See related Fazen commentary on legal risk in public-private projects and developer credit frameworks at topic and our municipal project risk primer at topic.
Outlook
In the next 30–90 days, the sequence of disclosures to monitor is clear: (1) an 8-K amendment or management’s comment with settlement quantum or payment structure, (2) the subsequent quarterly Form 10-Q or annual 10-K with reserve recognition and insurer correspondence, and (3) any lender communications that describe covenant waivers or remediation plans. Each of those items will materially narrow the range of plausible credit outcomes and should be treated as discrete triggers for portfolio action.
Longer-term, industry-watchers should evaluate whether this settlement alters contracting behavior in municipal projects in the Pacific Northwest. If settlements become more frequent or larger in scale, pricing and contract structure for future convention center work could shift toward higher liquidated damages caps, increased parent guarantees, or expanded performance bonds — all of which affect developer margins. For now, the lack of disclosed terms keeps the likely outcome distribution wide; institutional investors should prioritize disclosure flow and insurer engagement timelines in their surveillance models.
Bottom Line
Southland’s Apr 2, 2026 8-K confirms a settlement related to a Seattle convention project but provides no dollar terms; absent further disclosure, market impact is limited and contingent on subsequent filings. Watch for an 8-K amendment or the next 10-Q for reserve and insurance details.

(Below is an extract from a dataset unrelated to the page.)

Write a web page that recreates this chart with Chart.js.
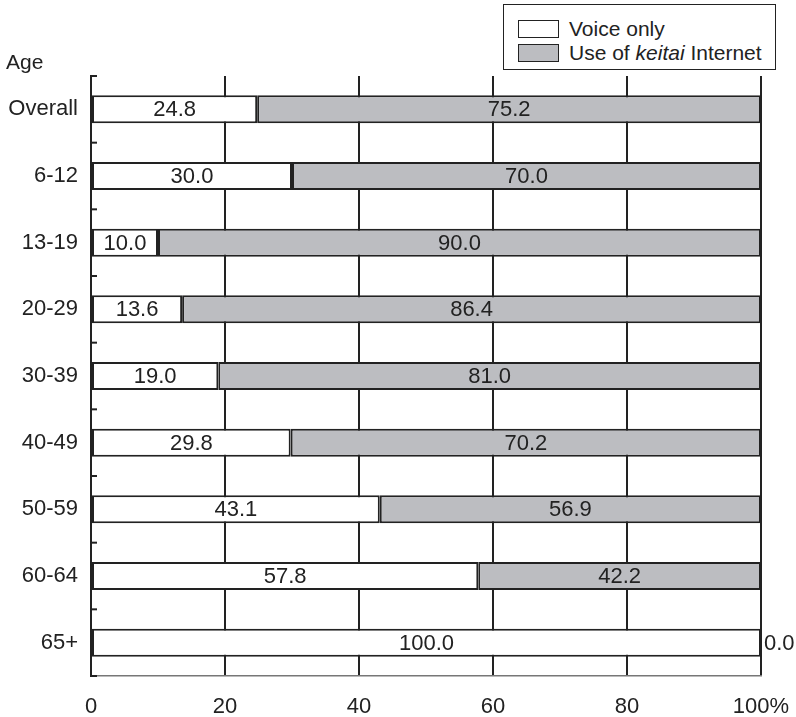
<!DOCTYPE html>
<html>
<head>
<meta charset="utf-8">
<script src="https://cdn.jsdelivr.net/npm/chart.js@4"></script>
<style>
  html, body { margin: 0; padding: 0; background: #fff; }
  #wrap { position: relative; width: 796px; height: 717px; font-family: "Liberation Sans", Arial, sans-serif; }
  canvas { position: absolute; left: 0; top: 0; }
  #legend { position: absolute; left: 503px; top: 4px; width: 273px; height: 66px; border: 1.5px solid #222; box-sizing: border-box; background: #fff; }
  .item { position: absolute; left: 14px; height: 22px; font-size: 21px; line-height: 22px; color: #222; }
  .sw { position: absolute; left: 0; top: 2px; width: 41px; height: 18px; border: 1.5px solid #222; box-sizing: border-box; }
  .item span.t { position: absolute; left: 51px; top: 0; white-space: nowrap; }
  #age { position: absolute; left: 6px; top: 50px; font-size: 21px; line-height: 24px; color: #222; }
</style>
</head>
<body>
<div id="wrap">
  <canvas id="c" width="796" height="717"></canvas>
  <div id="age">Age</div>
  <div id="legend">
    <div class="item" style="top:13px"><div class="sw" style="background:#fff"></div><span class="t">Voice only</span></div>
    <div class="item" style="top:37px"><div class="sw" style="background:#bcbdc1"></div><span class="t">Use of <i>keitai</i> Internet</span></div>
  </div>
</div>
<script>
const categories = ["Overall", "6-12", "13-19", "20-29", "30-39", "40-49", "50-59", "60-64", "65+"];
const voiceOnly = [24.8, 30.0, 10.0, 13.6, 19.0, 29.8, 43.1, 57.8, 100.0];
const keitaiInternet = [75.2, 70.0, 90.0, 86.4, 81.0, 70.2, 56.9, 42.2, 0.0];
const xTicks = [0, 20, 40, 60, 80, 100];

const FONT = '"Liberation Sans", Arial, sans-serif';

const labelPlugin = {
  id: 'segLabels',
  afterDatasetsDraw(chart) {
    const ctx = chart.ctx;
    ctx.save();
    ctx.font = '22px ' + FONT;
    ctx.fillStyle = '#222';
    ctx.textBaseline = 'middle';
    chart.data.datasets.forEach((ds, di) => {
      const meta = chart.getDatasetMeta(di);
      meta.data.forEach((bar, i) => {
        const v = ds.data[i];
        const txt = v.toFixed(1);
        if (v === 0) {
          ctx.textAlign = 'left';
          ctx.fillText(txt, bar.x + 3, bar.y + 1);
        } else {
          ctx.textAlign = 'center';
          ctx.fillText(txt, (bar.base + bar.x) / 2, bar.y + 1);
        }
      });
    });
    ctx.restore();
  }
};

const yTickPlugin = {
  id: 'yTicks',
  afterDraw(chart) {
    const ctx = chart.ctx;
    const y = chart.scales.y;
    const x0 = chart.scales.x.getPixelForValue(0);
    const step = y.getPixelForValue(1) - y.getPixelForValue(0);
    ctx.save();
    ctx.strokeStyle = '#222';
    ctx.lineWidth = 2;
    const n = categories.length;
    for (let i = 0; i <= n; i++) {
      const py = (i < n) ? y.getPixelForValue(i) - step / 2 : y.getPixelForValue(n - 1) + step / 2;
      ctx.beginPath();
      ctx.moveTo(x0, py);
      ctx.lineTo(x0 + 6, py);
      ctx.stroke();
    }
    ctx.restore();
  }
};

new Chart(document.getElementById('c'), {
  type: 'bar',
  data: {
    labels: categories,
    datasets: [
      { label: 'Voice only', data: voiceOnly, backgroundColor: '#ffffff', borderColor: '#222', borderWidth: 2, borderSkipped: false, barPercentage: 0.42, categoryPercentage: 1 },
      { label: 'Use of keitai Internet', data: keitaiInternet, backgroundColor: '#bcbdc1', borderColor: '#222', borderWidth: 2, borderSkipped: false, barPercentage: 0.42, categoryPercentage: 1 }
    ]
  },
  options: {
    indexAxis: 'y',
    responsive: false,
    animation: false,
    layout: { padding: { top: 76, right: 35, left: 0, bottom: 0 } },
    plugins: { legend: { display: false }, tooltip: { enabled: false } },
    scales: {
      x: {
        stacked: true,
        min: 0, max: 100,
        afterBuildTicks(scale) { scale.ticks = xTicks.map(v => ({ value: v })); },
        afterFit(scale) { scale.height = 41; scale.paddingLeft = 0; scale.paddingRight = 0; },
        grid: { color: '#222', lineWidth: 2, drawTicks: false },
        border: { display: true, color: '#777', width: 1.5 },
        ticks: {
          padding: 18,
          color: '#222',
          font: { family: FONT, size: 22 },
          callback: (v) => v === 100 ? '100%' : String(v)
        }
      },
      y: {
        stacked: true,
        afterFit(scale) { scale.width = 91; },
        grid: { display: false, drawTicks: false },
        border: { display: true, color: '#222', width: 2 },
        ticks: {
          padding: 13,
          color: '#222',
          font: { family: FONT, size: 22 }
        }
      }
    }
  },
  plugins: [labelPlugin, yTickPlugin]
});
</script>
</body>
</html>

Disclaimer: This article is for informational purposes only and does not constitute investment advice.
FAQ
Q: Will this settlement automatically trigger a covenant breach for Southland?
A: Not automatically. Covenant impact depends on the settlement amount, how it is funded (cash vs insurance recoveries), and the company’s covenant headroom at the reporting date. If the settlement is funded primarily through an insurer with immediate recovery rights, lenders often accept insurer-driven payments without invoking defaults; if funded from cash and the payment materially reduces covenant headroom, lenders may seek waivers. Monitoring subsequent filings and any lender communications is essential.
Q: Historically, how do settlements on municipal projects affect developer share prices?
A: Historically, the market reaction depends on disclosure. When quantum is disclosed and is modest relative to enterprise value, share price reactions have been muted (single-digit percentage moves). When settlements are large relative to cash and trigger covenant renegotiations, volatility and multi-day drawdowns are more common. Many settlements are absorbed by insurance or restructured through credits, which limits lasting equity damage.
Q: What practical steps should institutional investors take now?
A: Establish a trigger-watching plan: (1) monitor the SEC filings for an amendment or the next periodic report, (2) review insurer notifications in filings, and (3) review covenant metrics in the next financials. For active credit holders, engage with the company’s investor relations to request clarity on reserve recognition and insurer recoverability timelines.